═══ SOURCE EXCERPT ═══

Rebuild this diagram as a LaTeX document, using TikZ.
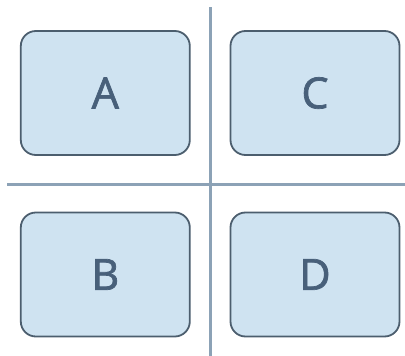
\documentclass[tikz,border=0pt]{standalone}
\usepackage{fontspec}
\setmainfont{Open Sans}
\definecolor{boxfill}{HTML}{CFE3F1}
\definecolor{boxline}{HTML}{4C5E6E}
\definecolor{txt}{HTML}{48607A}
\definecolor{sep}{HTML}{8CA2B6}
\newcommand{\heavytext}[1]{\special{pdf:literal direct 2 Tr 0.7 w}#1\special{pdf:literal direct 0 Tr}}
\begin{document}
\begin{tikzpicture}[x=1pt,y=-1pt,
  card/.style={draw=boxline,fill=boxfill,line width=1.8pt,rounded corners=15pt,
    minimum width=169pt,minimum height=124pt,inner sep=0pt,
    font=\fontsize{43}{43}\selectfont,text=txt},
  sepline/.style={draw=sep,line width=2.5pt}]
\useasboundingbox (0,0) rectangle (405,356);
\coordinate (vtop) at (210.5,7);
\coordinate (vbot) at (210.5,356);
\coordinate (hl) at (7,184.5);
\coordinate (hr) at (405,184.5);
\draw[sepline] (vtop) -- (vbot);
\draw[sepline] (hl) -- (hr);
\node[card] (A) at (105.3,93) {\raisebox{-1pt}{\heavytext{A}}};
\node[card] (C) at (315,93) {\raisebox{-1pt}{\heavytext{C}}};
\node[card] (B) at (105.3,274.5) {\raisebox{-1pt}{\heavytext{B}}};
\node[card] (D) at (315,274.5) {\raisebox{-1pt}{\heavytext{D}}};
\end{tikzpicture}
\end{document}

═══

WHAT IS ASKED: Copy the material above in full and exactly, skipping pictures.

FINAL RESULT:
Rebuild this diagram as a LaTeX document, using TikZ.
\documentclass[tikz,border=0pt]{standalone}
\usepackage{fontspec}
\setmainfont{Open Sans}
\definecolor{boxfill}{HTML}{CFE3F1}
\definecolor{boxline}{HTML}{4C5E6E}
\definecolor{txt}{HTML}{48607A}
\definecolor{sep}{HTML}{8CA2B6}
\newcommand{\heavytext}[1]{\special{pdf:literal direct 2 Tr 0.7 w}#1\special{pdf:literal direct 0 Tr}}
\begin{document}
\begin{tikzpicture}[x=1pt,y=-1pt,
  card/.style={draw=boxline,fill=boxfill,line width=1.8pt,rounded corners=15pt,
    minimum width=169pt,minimum height=124pt,inner sep=0pt,
    font=\fontsize{43}{43}\selectfont,text=txt},
  sepline/.style={draw=sep,line width=2.5pt}]
\useasboundingbox (0,0) rectangle (405,356);
\coordinate (vtop) at (210.5,7);
\coordinate (vbot) at (210.5,356);
\coordinate (hl) at (7,184.5);
\coordinate (hr) at (405,184.5);
\draw[sepline] (vtop) -- (vbot);
\draw[sepline] (hl) -- (hr);
\node[card] (A) at (105.3,93) {\raisebox{-1pt}{\heavytext{A}}};
\node[card] (C) at (315,93) {\raisebox{-1pt}{\heavytext{C}}};
\node[card] (B) at (105.3,274.5) {\raisebox{-1pt}{\heavytext{B}}};
\node[card] (D) at (315,274.5) {\raisebox{-1pt}{\heavytext{D}}};
\end{tikzpicture}
\end{document}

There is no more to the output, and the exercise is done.